Sunday, March 16, 2014
Against all odds
One of my favorite things about living in rural northern Michigan is watching the wildlife that abounds in the backyard, especially the variety of colorful songbirds. It’s been a hard winter on the birds and animals so I’ve spent a lot of money keeping them fed the best I can. I have so many different birds and different kinds of feeders; many more will arrive with the warmer weather and the feeders are constantly full of activity, especially in the winter.
One problem, however, that no one seems to have completely mastered, is keeping the squirrels out of the feeders. The feed stores here are stocked with all sorts of baffles and squirrel proof feeders; the birding books and magazines have sorts of suggestions such as greasing the pole, mixing hot pepper in the seed, etc….but I’ve yet to find a way to eliminate the problem. Last week, however, I thought I may have out-smarted them, at least for a while, when I hung the feeder on a hook way up high (about 5 inches) from the roof overhang. There, you little buggers, how are you going to reach them now???? Once again, I was wrong! Yesterday I sat and watched as a black squirrel made his way to the feeder, hung upside down, and filled his belly. I made several trips to the window, banged my hand on the glass, opened the window and yelled at him multiple times, and yet, I only managed to scare him away for a few minutes and he’d be right back at it. Darn squirrel!

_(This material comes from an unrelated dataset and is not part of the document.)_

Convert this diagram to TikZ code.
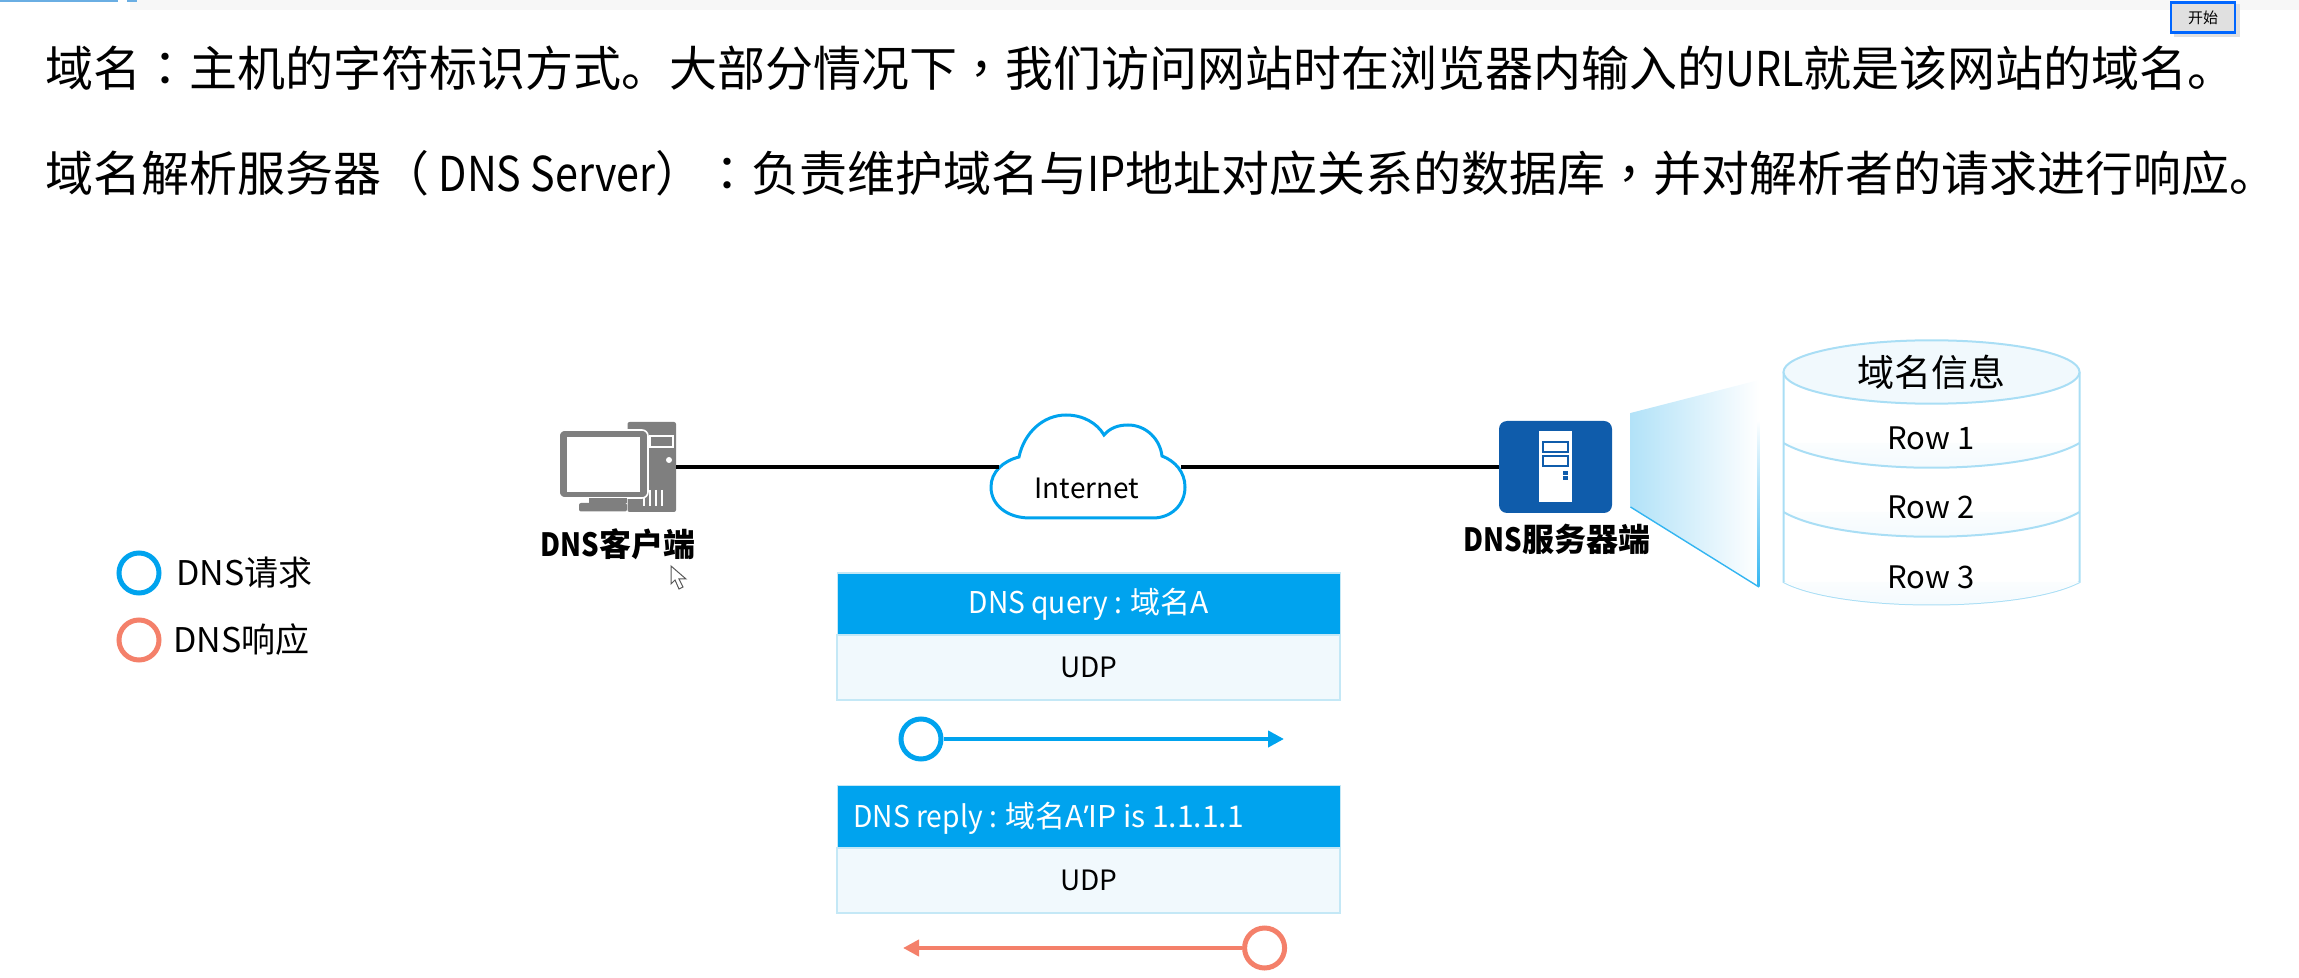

I finally gave up and decided to watch him. Sigh…… This situation caused my mind to wander and again I wondered what “lesson” God was trying to teach me. (I think too much for my own good sometimes!) As I closed my eyes to reflect, the words, “Against all odds,” kept coming to my mind. I thought about that for a long time and began to think about all those people I know and have read about or heard about over the years that accomplished great things “against all odds.” That squirrel knew exactly what he wanted….and was so determined, that he would do whatever necessary to get it. He’d outsmart me; He jumped incredible distances; He took big chances of falling or missing the target when he jumped into the air with the hopes of landing on that feeder; He was knocked down over and over again, likely getting hurt in the process. And yet….he never gave up; he never kept trying. Over and over and over again he leapt toward the feeder, hoping to get to the sunflower seed. So much focus. So much determination. So much courage. And in the end????? Success! I gave up trying to scare him and he ate until his belly was full.
There is so much to be learned from that silly squirrel. Those very characteristics are the ones that are necessary for us to be successful in our own journey. Those are the characteristics that allow people to accomplish things that others might deem impossible; meet goals that seem unreachable; handle situations…trials, illness, hardship, grief, unemployment, anxiety, addiction…..that seem unbearable and unconquerable. I often look at people and wonder “how on earth did he/she get through that, how on earth did that person have the strength to keep going when his/her world was falling apart, how did they find the courage to go on, how did they manage to keep it together?” How?
I often look at my own situation and wonder how I ever got through those difficult days of loss, pain, grief and how/where I got the strength to lose this weight. I suppose the story has gained such interest in the media because it seems impossible, like it couldn’t really have happened, and yet, here I am! I often wonder how I continue to keep going with all the various things that are vying for my time. I suppose, in a way, I’m like that squirrel and I wanted to walk and regain my life SO BAD that I was willing to do whatever it took to get it. Of course, NONE….and I mean NONE of it would have happened on my own; it is God-power….with only a smidgen of cooperation from me….that got me and continue to gets me through each day.
Today, I encourage you to think about that silly squirrel. Ask yourself….WHAT is it that you want SO BAD that you will do whatever it takes to get it…..even if you fall and have to try again and again and again? What is in that “bird feeder in your life” that you will keep trying to get? Will you give up and run back into the woods or are you going to keep trying over and over and over and stay focused? This squirrel FINALLY got the seed, against all odds! You, too, will get your miracle, even when it seems like an IMPOSSIBLE situation right now!
Don’t lose hope! Don’t give up! People who are sick get better without explanation. Relationships endure distance and separation and grow despite the miles between them. People do lose weight even when it seems impossible. Addicts become sober. People find jobs. Grief and sadness turns into laughter and peace. The underdog often wins. Keep on jumping….keep on trying….keep the faith and keep your eye on your dream. I have faith in you!